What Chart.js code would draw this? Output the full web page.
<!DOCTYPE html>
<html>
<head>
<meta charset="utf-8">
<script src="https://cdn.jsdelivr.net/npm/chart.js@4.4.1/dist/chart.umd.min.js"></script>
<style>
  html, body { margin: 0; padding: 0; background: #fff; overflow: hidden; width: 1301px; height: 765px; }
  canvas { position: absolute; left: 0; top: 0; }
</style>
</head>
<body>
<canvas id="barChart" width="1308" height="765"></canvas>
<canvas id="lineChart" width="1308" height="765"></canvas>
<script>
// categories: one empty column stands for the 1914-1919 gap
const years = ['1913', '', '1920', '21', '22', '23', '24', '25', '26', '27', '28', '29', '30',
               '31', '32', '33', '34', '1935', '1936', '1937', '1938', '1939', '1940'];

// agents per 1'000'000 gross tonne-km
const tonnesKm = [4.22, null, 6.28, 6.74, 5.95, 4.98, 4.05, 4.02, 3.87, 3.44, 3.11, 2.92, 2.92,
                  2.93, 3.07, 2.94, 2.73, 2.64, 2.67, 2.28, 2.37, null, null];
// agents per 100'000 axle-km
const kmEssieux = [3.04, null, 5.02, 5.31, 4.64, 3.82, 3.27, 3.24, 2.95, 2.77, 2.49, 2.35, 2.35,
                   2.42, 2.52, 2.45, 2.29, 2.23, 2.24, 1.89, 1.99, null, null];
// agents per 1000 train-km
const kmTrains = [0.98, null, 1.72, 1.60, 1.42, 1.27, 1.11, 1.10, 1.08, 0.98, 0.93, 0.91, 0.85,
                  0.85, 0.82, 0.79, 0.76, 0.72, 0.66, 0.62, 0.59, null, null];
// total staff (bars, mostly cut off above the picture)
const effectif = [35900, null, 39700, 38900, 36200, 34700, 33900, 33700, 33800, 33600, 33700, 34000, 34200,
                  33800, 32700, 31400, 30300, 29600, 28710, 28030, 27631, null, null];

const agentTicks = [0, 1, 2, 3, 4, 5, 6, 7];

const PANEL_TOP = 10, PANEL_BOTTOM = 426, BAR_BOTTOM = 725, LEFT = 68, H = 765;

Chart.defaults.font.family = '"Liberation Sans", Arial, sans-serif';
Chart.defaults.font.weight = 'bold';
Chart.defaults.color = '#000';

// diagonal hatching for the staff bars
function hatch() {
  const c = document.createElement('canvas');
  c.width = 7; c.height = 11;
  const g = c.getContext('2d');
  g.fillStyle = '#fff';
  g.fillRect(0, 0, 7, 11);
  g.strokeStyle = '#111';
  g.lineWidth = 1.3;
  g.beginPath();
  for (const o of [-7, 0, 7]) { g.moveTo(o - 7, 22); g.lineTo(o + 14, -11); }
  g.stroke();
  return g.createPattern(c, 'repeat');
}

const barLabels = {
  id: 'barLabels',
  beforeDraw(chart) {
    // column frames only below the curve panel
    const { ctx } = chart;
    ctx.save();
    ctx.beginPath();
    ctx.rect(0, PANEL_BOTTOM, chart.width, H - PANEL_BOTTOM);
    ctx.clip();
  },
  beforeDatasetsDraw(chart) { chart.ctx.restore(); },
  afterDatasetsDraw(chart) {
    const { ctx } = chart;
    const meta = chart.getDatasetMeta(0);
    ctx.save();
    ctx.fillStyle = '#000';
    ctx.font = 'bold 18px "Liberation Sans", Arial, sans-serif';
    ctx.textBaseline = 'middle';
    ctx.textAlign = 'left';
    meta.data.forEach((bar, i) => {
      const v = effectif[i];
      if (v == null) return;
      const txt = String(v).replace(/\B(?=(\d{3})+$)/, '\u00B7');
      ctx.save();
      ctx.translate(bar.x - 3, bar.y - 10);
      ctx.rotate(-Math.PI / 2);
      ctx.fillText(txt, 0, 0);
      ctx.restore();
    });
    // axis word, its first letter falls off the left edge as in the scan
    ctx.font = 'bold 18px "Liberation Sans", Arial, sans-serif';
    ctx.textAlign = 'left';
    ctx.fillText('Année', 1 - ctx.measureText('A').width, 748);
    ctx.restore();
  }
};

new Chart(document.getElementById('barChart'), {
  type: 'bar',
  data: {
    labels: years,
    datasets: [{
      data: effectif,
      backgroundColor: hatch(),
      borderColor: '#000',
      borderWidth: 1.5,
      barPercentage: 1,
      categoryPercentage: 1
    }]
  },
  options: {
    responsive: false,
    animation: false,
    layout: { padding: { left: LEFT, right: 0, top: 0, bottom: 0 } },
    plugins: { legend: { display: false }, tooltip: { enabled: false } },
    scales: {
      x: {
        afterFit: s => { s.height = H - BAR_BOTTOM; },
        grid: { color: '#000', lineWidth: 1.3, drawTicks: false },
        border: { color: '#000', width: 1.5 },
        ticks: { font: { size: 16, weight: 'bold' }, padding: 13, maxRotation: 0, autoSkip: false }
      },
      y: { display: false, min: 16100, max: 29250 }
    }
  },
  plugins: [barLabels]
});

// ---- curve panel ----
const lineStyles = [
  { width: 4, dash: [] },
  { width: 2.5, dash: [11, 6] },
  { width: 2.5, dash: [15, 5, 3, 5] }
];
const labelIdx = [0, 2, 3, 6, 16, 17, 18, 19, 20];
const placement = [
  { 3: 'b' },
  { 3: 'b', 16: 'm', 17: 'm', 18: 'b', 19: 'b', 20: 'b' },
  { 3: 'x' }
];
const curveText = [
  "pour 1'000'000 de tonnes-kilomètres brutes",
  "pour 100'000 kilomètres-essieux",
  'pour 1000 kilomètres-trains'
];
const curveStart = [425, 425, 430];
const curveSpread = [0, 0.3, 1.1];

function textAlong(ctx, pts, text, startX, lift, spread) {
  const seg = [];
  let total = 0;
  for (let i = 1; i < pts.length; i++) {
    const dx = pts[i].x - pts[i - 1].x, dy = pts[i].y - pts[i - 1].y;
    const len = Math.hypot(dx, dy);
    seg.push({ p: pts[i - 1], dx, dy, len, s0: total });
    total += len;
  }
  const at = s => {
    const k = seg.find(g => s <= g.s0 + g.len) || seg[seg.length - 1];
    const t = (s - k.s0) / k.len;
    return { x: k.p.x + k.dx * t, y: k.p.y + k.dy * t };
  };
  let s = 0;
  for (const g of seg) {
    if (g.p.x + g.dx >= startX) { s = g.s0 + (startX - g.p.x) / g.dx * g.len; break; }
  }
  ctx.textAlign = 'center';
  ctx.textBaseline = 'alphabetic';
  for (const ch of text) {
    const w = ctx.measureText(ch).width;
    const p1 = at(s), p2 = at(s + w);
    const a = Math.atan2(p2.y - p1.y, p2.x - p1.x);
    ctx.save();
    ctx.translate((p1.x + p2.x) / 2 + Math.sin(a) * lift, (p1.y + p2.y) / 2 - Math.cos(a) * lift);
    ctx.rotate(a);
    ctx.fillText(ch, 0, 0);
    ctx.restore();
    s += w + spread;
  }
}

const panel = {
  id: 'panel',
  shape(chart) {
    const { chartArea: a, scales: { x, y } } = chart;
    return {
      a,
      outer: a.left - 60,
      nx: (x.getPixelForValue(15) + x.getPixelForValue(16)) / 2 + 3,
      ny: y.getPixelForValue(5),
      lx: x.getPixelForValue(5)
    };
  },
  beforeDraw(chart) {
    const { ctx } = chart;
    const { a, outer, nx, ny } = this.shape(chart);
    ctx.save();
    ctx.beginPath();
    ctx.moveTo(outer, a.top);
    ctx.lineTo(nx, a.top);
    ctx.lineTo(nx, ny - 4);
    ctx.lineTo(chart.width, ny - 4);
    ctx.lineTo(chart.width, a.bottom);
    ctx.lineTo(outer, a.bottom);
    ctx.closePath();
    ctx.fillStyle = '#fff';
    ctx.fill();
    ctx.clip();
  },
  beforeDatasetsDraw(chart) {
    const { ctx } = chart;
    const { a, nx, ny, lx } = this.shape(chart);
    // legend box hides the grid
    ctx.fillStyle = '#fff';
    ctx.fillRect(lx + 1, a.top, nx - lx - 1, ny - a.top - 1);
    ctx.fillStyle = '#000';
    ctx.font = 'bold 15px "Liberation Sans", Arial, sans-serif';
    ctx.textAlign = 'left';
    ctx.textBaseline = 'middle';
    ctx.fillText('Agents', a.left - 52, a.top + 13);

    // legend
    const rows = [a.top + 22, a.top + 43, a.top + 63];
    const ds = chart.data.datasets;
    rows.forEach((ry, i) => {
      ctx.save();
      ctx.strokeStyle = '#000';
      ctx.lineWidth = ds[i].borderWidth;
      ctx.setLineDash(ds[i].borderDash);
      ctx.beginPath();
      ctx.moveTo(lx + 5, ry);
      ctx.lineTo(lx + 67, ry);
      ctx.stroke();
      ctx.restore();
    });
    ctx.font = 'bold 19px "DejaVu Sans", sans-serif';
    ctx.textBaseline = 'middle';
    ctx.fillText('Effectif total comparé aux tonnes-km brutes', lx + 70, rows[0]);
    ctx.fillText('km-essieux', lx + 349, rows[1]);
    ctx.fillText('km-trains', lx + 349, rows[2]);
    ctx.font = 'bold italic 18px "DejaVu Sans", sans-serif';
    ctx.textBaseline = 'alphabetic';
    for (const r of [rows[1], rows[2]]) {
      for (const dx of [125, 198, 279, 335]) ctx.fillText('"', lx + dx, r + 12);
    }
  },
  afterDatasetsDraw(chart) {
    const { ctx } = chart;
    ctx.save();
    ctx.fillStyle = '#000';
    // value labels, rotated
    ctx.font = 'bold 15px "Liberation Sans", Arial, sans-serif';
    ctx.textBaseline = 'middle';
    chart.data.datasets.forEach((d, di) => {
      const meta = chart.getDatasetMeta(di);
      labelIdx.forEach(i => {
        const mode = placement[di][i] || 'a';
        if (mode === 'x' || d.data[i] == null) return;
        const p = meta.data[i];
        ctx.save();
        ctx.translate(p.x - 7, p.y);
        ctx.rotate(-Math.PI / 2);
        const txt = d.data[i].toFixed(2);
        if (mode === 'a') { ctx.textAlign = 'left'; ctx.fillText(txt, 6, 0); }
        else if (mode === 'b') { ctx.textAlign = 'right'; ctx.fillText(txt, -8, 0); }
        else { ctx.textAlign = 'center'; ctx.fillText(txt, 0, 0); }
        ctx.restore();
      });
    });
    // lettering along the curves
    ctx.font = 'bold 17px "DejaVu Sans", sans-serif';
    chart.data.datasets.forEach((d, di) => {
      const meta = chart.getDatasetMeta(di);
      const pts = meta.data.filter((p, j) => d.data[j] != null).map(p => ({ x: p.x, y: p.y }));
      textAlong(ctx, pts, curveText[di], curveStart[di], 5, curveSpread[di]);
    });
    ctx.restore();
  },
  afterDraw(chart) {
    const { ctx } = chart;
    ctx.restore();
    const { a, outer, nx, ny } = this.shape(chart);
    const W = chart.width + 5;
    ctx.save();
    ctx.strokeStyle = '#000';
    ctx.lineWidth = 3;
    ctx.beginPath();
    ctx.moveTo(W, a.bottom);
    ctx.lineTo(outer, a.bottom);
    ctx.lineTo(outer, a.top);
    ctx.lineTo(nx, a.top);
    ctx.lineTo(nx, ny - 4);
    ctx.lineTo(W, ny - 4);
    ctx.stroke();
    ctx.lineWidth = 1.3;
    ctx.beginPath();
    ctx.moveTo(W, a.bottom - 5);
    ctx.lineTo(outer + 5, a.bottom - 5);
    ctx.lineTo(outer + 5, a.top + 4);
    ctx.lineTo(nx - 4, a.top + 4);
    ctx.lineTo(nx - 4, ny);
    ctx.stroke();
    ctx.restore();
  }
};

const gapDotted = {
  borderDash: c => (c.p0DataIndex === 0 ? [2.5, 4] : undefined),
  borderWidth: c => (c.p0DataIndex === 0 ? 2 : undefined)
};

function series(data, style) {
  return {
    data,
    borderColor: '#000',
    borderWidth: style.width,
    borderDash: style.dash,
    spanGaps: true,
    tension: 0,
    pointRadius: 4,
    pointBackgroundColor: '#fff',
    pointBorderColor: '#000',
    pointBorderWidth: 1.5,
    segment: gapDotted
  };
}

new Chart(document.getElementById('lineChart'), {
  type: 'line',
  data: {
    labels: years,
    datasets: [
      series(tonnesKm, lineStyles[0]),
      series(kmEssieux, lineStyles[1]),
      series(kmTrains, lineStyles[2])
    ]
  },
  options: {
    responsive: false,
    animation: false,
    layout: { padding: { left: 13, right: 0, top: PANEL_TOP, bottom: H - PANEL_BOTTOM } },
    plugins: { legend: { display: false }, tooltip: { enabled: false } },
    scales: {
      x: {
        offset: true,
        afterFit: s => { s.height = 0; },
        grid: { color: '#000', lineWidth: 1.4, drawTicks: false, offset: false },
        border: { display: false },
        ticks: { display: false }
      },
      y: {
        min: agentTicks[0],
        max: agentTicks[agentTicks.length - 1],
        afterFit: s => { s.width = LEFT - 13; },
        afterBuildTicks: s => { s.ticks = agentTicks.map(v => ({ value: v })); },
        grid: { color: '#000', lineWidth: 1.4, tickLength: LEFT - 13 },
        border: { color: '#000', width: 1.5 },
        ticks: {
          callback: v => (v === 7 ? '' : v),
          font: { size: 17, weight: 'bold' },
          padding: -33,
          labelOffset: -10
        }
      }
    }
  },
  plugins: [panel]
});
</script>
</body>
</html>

## Work to be completed:
Copy out every line of the listing that includes the string "this".

## Output below:
What Chart.js code would draw this? Output the full web page.
    const { a, outer, nx, ny } = this.shape(chart);
    const { a, nx, ny, lx } = this.shape(chart);
    const { a, outer, nx, ny } = this.shape(chart);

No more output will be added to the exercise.